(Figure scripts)
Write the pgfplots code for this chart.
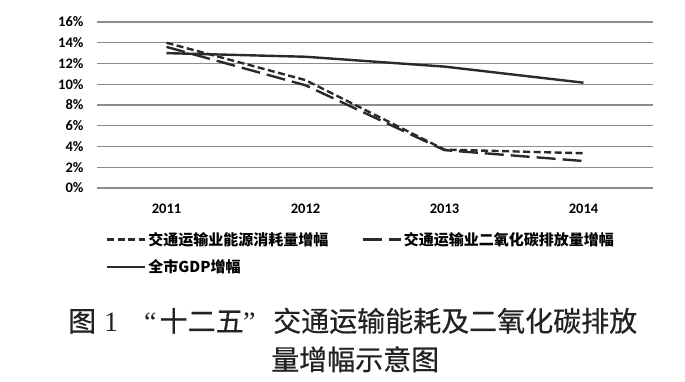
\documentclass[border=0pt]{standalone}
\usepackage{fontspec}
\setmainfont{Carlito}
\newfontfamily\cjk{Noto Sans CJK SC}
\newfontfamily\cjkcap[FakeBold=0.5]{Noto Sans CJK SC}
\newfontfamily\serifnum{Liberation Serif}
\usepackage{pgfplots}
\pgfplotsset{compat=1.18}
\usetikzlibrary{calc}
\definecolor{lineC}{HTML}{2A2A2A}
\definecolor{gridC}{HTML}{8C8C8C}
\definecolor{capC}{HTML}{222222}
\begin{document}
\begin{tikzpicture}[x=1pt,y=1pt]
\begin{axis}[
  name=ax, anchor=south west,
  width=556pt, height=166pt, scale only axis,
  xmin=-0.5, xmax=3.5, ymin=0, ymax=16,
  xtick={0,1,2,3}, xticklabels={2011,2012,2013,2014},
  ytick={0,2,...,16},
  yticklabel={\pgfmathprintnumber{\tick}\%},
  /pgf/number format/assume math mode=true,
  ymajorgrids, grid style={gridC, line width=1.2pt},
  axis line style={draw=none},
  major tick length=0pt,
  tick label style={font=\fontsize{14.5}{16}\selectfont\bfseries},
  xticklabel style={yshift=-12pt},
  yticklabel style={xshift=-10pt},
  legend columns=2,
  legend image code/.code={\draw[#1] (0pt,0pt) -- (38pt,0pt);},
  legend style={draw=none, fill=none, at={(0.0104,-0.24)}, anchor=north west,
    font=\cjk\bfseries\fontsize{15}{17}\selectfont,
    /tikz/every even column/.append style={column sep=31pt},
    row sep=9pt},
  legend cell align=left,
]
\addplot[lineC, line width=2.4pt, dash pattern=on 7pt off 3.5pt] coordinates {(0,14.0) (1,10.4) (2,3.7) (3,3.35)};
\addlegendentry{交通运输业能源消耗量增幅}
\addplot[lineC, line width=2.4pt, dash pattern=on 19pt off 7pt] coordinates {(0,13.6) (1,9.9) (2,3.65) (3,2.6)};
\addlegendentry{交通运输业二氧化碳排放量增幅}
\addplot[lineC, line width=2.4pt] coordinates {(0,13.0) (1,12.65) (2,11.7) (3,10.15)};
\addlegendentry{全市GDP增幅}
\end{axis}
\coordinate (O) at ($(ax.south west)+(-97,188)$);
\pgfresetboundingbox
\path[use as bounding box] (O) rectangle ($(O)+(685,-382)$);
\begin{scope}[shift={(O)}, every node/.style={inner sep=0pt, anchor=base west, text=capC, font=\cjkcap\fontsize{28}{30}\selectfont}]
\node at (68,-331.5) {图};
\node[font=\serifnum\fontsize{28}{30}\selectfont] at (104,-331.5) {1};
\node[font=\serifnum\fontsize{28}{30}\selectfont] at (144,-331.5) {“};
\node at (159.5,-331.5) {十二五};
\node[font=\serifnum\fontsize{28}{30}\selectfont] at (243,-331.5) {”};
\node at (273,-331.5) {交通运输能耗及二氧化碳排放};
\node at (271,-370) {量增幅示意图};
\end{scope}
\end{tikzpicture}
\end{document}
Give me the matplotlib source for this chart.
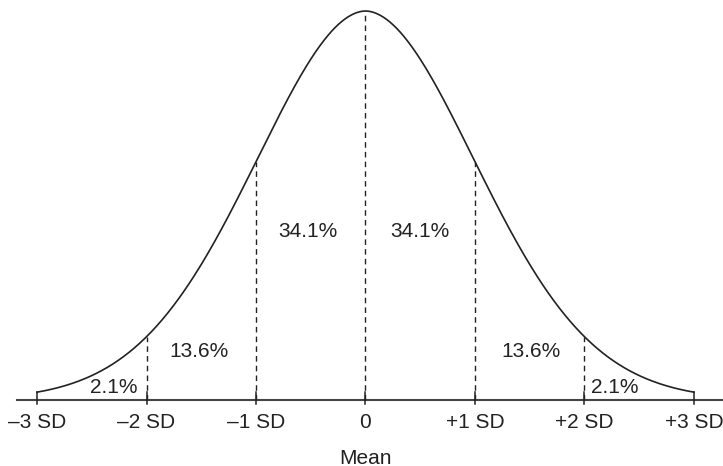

= WHAT YOU ARE ASKED TO DO =
Write out the records above exactly as they stand, leaving out every picture.

= WRITTEN RESPONSE =
Write the pgfplots code for this chart.
\documentclass[border=0pt]{standalone}
\usepackage{fontspec}
\setmainfont{Carlito}
\newfontfamily\cjk{Noto Sans CJK SC}
\newfontfamily\cjkcap[FakeBold=0.5]{Noto Sans CJK SC}
\newfontfamily\serifnum{Liberation Serif}
\usepackage{pgfplots}
\pgfplotsset{compat=1.18}
\usetikzlibrary{calc}
\definecolor{lineC}{HTML}{2A2A2A}
\definecolor{gridC}{HTML}{8C8C8C}
\definecolor{capC}{HTML}{222222}
\begin{document}
\begin{tikzpicture}[x=1pt,y=1pt]
\begin{axis}[
  name=ax, anchor=south west,
  width=556pt, height=166pt, scale only axis,
  xmin=-0.5, xmax=3.5, ymin=0, ymax=16,
  xtick={0,1,2,3}, xticklabels={2011,2012,2013,2014},
  ytick={0,2,...,16},
  yticklabel={\pgfmathprintnumber{\tick}\%},
  /pgf/number format/assume math mode=true,
  ymajorgrids, grid style={gridC, line width=1.2pt},
  axis line style={draw=none},
  major tick length=0pt,
  tick label style={font=\fontsize{14.5}{16}\selectfont\bfseries},
  xticklabel style={yshift=-12pt},
  yticklabel style={xshift=-10pt},
  legend columns=2,
  legend image code/.code={\draw[#1] (0pt,0pt) -- (38pt,0pt);},
  legend style={draw=none, fill=none, at={(0.0104,-0.24)}, anchor=north west,
    font=\cjk\bfseries\fontsize{15}{17}\selectfont,
    /tikz/every even column/.append style={column sep=31pt},
    row sep=9pt},
  legend cell align=left,
]
\addplot[lineC, line width=2.4pt, dash pattern=on 7pt off 3.5pt] coordinates {(0,14.0) (1,10.4) (2,3.7) (3,3.35)};
\addlegendentry{交通运输业能源消耗量增幅}
\addplot[lineC, line width=2.4pt, dash pattern=on 19pt off 7pt] coordinates {(0,13.6) (1,9.9) (2,3.65) (3,2.6)};
\addlegendentry{交通运输业二氧化碳排放量增幅}
\addplot[lineC, line width=2.4pt] coordinates {(0,13.0) (1,12.65) (2,11.7) (3,10.15)};
\addlegendentry{全市GDP增幅}
\end{axis}
\coordinate (O) at ($(ax.south west)+(-97,188)$);
\pgfresetboundingbox
\path[use as bounding box] (O) rectangle ($(O)+(685,-382)$);
\begin{scope}[shift={(O)}, every node/.style={inner sep=0pt, anchor=base west, text=capC, font=\cjkcap\fontsize{28}{30}\selectfont}]
\node at (68,-331.5) {图};
\node[font=\serifnum\fontsize{28}{30}\selectfont] at (104,-331.5) {1};
\node[font=\serifnum\fontsize{28}{30}\selectfont] at (144,-331.5) {“};
\node at (159.5,-331.5) {十二五};
\node[font=\serifnum\fontsize{28}{30}\selectfont] at (243,-331.5) {”};
\node at (273,-331.5) {交通运输能耗及二氧化碳排放};
\node at (271,-370) {量增幅示意图};
\end{scope}
\end{tikzpicture}
\end{document}
Give me the matplotlib source for this chart.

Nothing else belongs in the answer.